Both forms support kwargs overrides that take precedence over the base metadata:

write_readstat(
    df, "out.sav",
    metadata=reader.metadata_df,
    variable_labels={"my_col": "Overridden label"},  # takes precedence
)

String width and roundtrip fidelity

By default, SPSS string columns are written at the width of the widest value in the data, keeping files compact. Declared widths from metadata= are ignored for storage.

If you need to preserve the original declared widths (e.g. a survey file where open-ended fields are specified as A1024 regardless of the current wave's data), pass preserve_string_widths=True. This results in larger files when the declared width exceeds the actual data, but the variable specification survives the roundtrip intact:

# Compact (default) — labels/formats preserved, string widths shrunk to data
write_readstat(df, "out.sav", metadata=reader.metadata_df)

# Full fidelity — declared string widths preserved, file may be larger
write_readstat(df, "out.sav", metadata=reader.metadata_df, preserve_string_widths=True)

# Selective — compact roundtrip but specific columns explicitly widened
write_readstat(df, "out.sav", metadata=reader.metadata_df, string_widths={"COMMENTS": 1024})

string_widths is always honoured regardless of preserve_string_widths, and the actual data width always wins if it is larger than the declared width — no truncation is possible.

metadata_df schema

reader.metadata_df is a standard Polars DataFrame with one row per variable:

Column Type Description
name String Variable name
label String (nullable) Variable label
value_label_codes List[String] (nullable) Coded values as strings
value_label_labels List[String] (nullable) Corresponding display labels
format String (nullable) Format string (Stata: e.g. "%12.2f"; null for SPSS)
format_type Int32 (nullable) SPSS numeric format type code; null for Stata/SAS
format_width Int32 (nullable) Format width
format_decimals Int32 (nullable) Decimal places
measure String (nullable) SPSS measurement level ("nominal", "ordinal", "scale")
display_width Int32 (nullable) SPSS display width
alignment String (nullable) SPSS alignment ("left", "right", "center")
string_width_bytes Int32 (nullable) Declared string storage width in bytes; used when preserve_string_widths=True or via string_widths=

Because it is an ordinary DataFrame, you can inspect, filter, or edit it before passing it to write_readstat:

reader = ScanReadstat("source.sav")
mdf = reader.metadata_df

# Inspect
print(mdf.filter(pl.col("label").is_not_null()))
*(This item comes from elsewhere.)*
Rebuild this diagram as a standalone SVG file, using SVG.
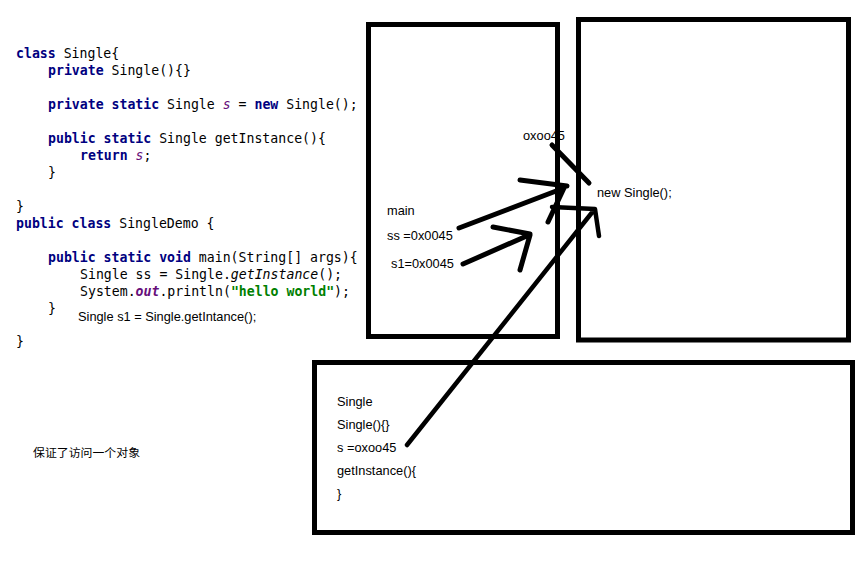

# Edit: override a label before writing
mdf = mdf.with_columns(
    pl.when(pl.col("name") == "income")
    .then(pl.lit("Annual income (USD)"))
    .otherwise(pl.col("label"))
    .alias("label")
)

write_readstat(df, "out.sav", metadata=mdf)

Notes:

  • write_readstat(..., format="sas") is intentionally unsupported because it implies binary .sas7bdat output.
  • Use write_sas_csv_import(...) to generate a SAS-ingestible bundle (.csv + .sas import script).